Le président. Monsieur Vanek, je m'excuse, mais vous devez poser votre question, car trois minutes se sont écoulées. S'il vous plaît !
M. Pierre Vanek. Ai-je épuisé mon temps de parole ?
Le président. Oui, Monsieur !
M. Pierre Vanek. Alors, je vais poser ma question, mais je reviendrai sur cette théorie de la tolérance zéro. Ma question à M. Ramseyer et à ses collègues du Conseil d'Etat est la suivante :
Etes-vous prêts à retirer cette déclaration instituant cette théorie comme doctrine officielle et, cas échéant, si vous tenez effectivement à ce qu'elle devienne la doctrine officielle de notre police dans ce canton, êtes-vous prêts à venir en débattre devant ce parlement, pour qu'il y ait un minimum de contrôle démocratique sur cette question-là ? Et que nous puissions la refuser...
Réponse du Conseil d'Etat
M. Gérard Ramseyer.

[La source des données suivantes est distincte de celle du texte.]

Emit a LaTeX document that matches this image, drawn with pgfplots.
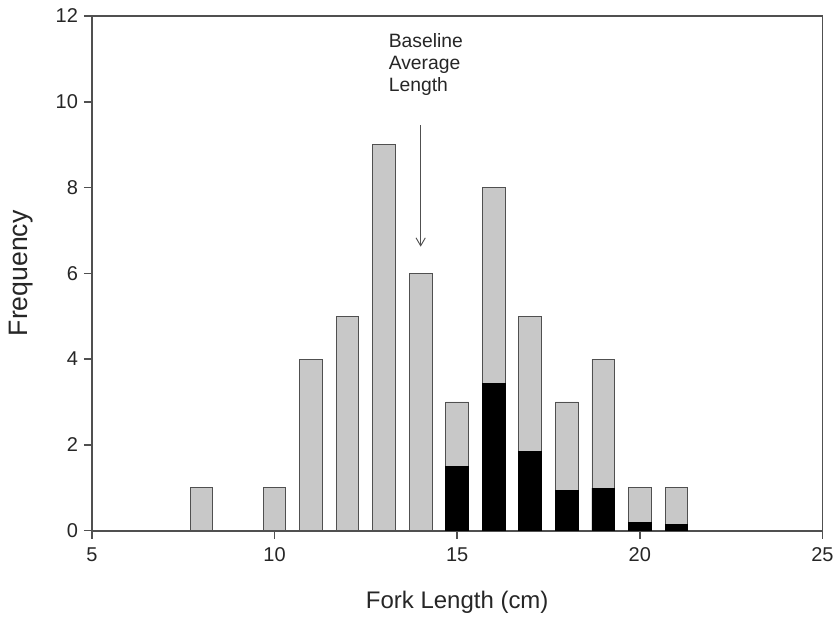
\documentclass[border=0pt]{standalone}
\usepackage{pgfplots}
\pgfplotsset{compat=1.18}
\usepackage{fontspec}
\setmainfont{Liberation Sans}
\usetikzlibrary{arrows.meta}

\definecolor{barfill}{RGB}{200,200,200}
\definecolor{barline}{RGB}{80,80,80}

\begin{document}
\begin{tikzpicture}[x=1pt,y=1pt]
% invisible frame to fix page size (838x620 px at 0.75pt/px)
\path (-69,-66.75) rectangle (559.5,398.25);
\begin{axis}[
    at={(0,0)}, anchor=origin,
    scale only axis,
    width=548.25pt,
    height=386.25pt,
    xmin=5, xmax=25,
    ymin=0, ymax=12,
    xtick={5,10,15,20,25},
    ytick={0,2,4,6,8,10,12},
    tick align=outside,
    xtick pos=bottom,
    ytick pos=left,
    major tick length=6pt,
    tick style={barline, line width=1.2pt},
    axis line style={barline, line width=1.3pt},
    ticklabel style={font=\fontsize{15}{17}\selectfont, text=black!85},
    xticklabel style={yshift=-3pt},
    yticklabel style={xshift=-1pt},
    /pgf/number format/assume math mode=true,
    xlabel={Fork Length (cm)},
    ylabel={Frequency},
    xlabel style={font=\fontsize{18}{20}\selectfont, text=black!85,
        at={(axis description cs:0.5,-0.14)}, anchor=center},
    ylabel style={font=\fontsize{20}{22}\selectfont, text=black!85,
        at={(axis description cs:-0.097,0.5)}, anchor=center},
    ybar,
    bar width=0.62,
    bar shift=0pt,
    clip=false,
]
% total frequency (gray)
\addplot[fill=barfill, draw=barline, line width=0.7pt] coordinates {
    (8,1) (10,1) (11,4) (12,5) (13,9) (14,6) (15,3)
    (16,8) (17,5) (18,3) (19,4) (20,1) (21,1)
};
% black portion
\addplot[fill=black, draw=black, line width=0.7pt] coordinates {
    (15,1.50) (16,3.43) (17,1.85) (18,0.94) (19,0.99) (20,0.19) (21,0.14)
};
\draw[barline, line width=0.7pt, -{Straight Barb[length=6pt,width=7pt]}]
    (axis cs:14,9.45) -- (axis cs:14,6.62);
\node[anchor=north west, align=left, inner sep=0pt,
      font=\fontsize{14.5}{16.5}\selectfont, text=black!85]
    at (axis cs:13.12,11.6) {Baseline\\Average\\Length};
\end{axis}
\end{tikzpicture}
\end{document}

D'après votre interpellation, Monsieur le député Vanek, je pense que vous n'avez pas du tout lu le texte dont vous parlez. Ce qui est soumis à la tolérance zéro, ce n'est pas le public, mais la gendarmerie ! Relisez mon texte, s'il vous plaît ! Vous constaterez que j'ai dit, lors de cette prestation de serment, que nous ne tolérions aucun écart, aucun dérapage de la police. Pas du public ! Je l'ai dit parce que, dans les cas récents où il y a eu dérapage, nous avons immédiatement sévi sur le plan disciplinaire dans le cadre des rapports que nous avons avec notre police. C'est donc bien de la police qu'il s'agit en matière de tolérance zéro ; non pas de la police par rapport au public, mais de la police par rapport à la police.
Cette interpellation urgente est close.